Growing up, I was exposed to every sport known to humans: I played soccer, softball, volleyball, ran a bit, did cheerleading, and watched nearly everything else. A lot of people don’t play sports because they’re not good. I won’t admit that. I once won an entire volleyball game myself because people couldn’t hit my serves and I was a kickass softball pitcher.
But, I couldn’t continue with sports because I was way too dramatic.
It’s not that I always knew I’d be much happier in the arts; on paper I’m a much better pitcher than I really am as an actor or singer, but I’m naturally a really sensitive person. I feel things really intensely and can come off, as my lovely friends enjoy pointing out, overdramatic. And when you’re 8, no one calls you lively or unique or artistic or a firecracker. They frankly think you’re a pain.
I don’t know if you’ve ever pitched at a crowded game before, but it is not for the faint of heart. It’s certainly not for the particularly anxious.
So, I would cry and shake, and feel all the feels, not because I was nervous, but because I was feeling so many things at once and all eyes were on me. I eventually quit sports for good because volleyball practice interfered with marching band camp and the rest is history.
Once I left sports, I was embraced by the amazing communities of artists and activists and writers and just all around amazing people who were just as intense and nuts and overdramatic as I was. I channeled and got an escape from all the muddle that was in my brain through the arts. I’ve learned from the people I’ve met that it’s OK to feel things so much that you can’t even put it into words. That’s why we write and paint and just sometimes jump around because the joy is too much and we’e afraid it’ll explode out of every pore.
But, the world is not an artists’ colony. Going into journalism, I’ve met a lot of amazing people who do not deal with emotions or even art the same way that I do. I’m the same old girl who cried at the pitcher’s mound to them sometimes, and I’ll let you in on a little secret: I found out years later that all of my teammates hated me for it. And I think my friends sometimes do, too.
I try to explain my insane brain to them or why I do the things that I do, but it’s like I’m speaking Latin. They don’t understand why an otherwise normal person will sometimes cry really hard at nonsense or why I sometimes enjoy performing as a man in a campy ’70s movie-musical.

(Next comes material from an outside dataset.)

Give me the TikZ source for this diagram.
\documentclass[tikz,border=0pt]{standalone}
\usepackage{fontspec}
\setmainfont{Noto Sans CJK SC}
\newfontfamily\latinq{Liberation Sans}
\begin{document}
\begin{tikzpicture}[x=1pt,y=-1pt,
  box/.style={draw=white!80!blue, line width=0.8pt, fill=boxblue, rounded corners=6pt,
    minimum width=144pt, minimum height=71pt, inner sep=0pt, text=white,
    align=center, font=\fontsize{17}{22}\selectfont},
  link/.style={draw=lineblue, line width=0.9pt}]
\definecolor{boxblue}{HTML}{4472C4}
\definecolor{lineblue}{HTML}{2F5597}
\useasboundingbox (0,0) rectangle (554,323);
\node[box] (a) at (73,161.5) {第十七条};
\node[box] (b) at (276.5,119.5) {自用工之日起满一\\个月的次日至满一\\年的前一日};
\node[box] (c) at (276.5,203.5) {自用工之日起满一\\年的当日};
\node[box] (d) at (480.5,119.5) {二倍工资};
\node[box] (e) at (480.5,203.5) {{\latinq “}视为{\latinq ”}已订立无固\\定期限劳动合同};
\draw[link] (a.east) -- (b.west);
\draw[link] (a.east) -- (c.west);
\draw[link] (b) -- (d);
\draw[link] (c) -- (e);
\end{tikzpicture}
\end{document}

When I was younger, I was often told to try to suppress a lot of my emotions because it scared people and I came on way too strong. Being overdramatic, or what I like to call feeling my genuine feelings, was not good. I had to be ashamed and not trust myself for feeling what I was feeling. It’s the whole nonsense about “if you smile enough you’ll make yourself happy.” BS.
Sometimes things aren’t sunshine and roses and occasional clouds. Sometimes for people the world could be falling down all around them and the very earth they stand on could be collapsing and sometimes they could feel so much joy, it takes every little bit to not feel like you’re seriously flying. Not everyone can squash their feelings into socially acceptable piles. And that’s OK.
The worst, most stressful thing that you can do for yourself is not be your authentic self. Being too loud or “too much” and overdramatic or whatever it is about you that bugs the shit out of some people is probably what makes someone else love you.
I know for me, my dramatic side has been an entire blessing, not even in disguise. It has allowed me an outlet for this raging sea of emotion that seems to always brewing below the surface of my mind. It has given me the love of my life: art. It has also given me the other great loves of my life: my dear friends. Because believe it or not: being your authentic self, though it may piss others off or cause an entire team of 12 year olds to hate you, will ultimately give you those who genuinely know your soul and can deal with your crazy ass.
I’d rather be nine people’s favorite thing than 100 people’s ninth favorite thing.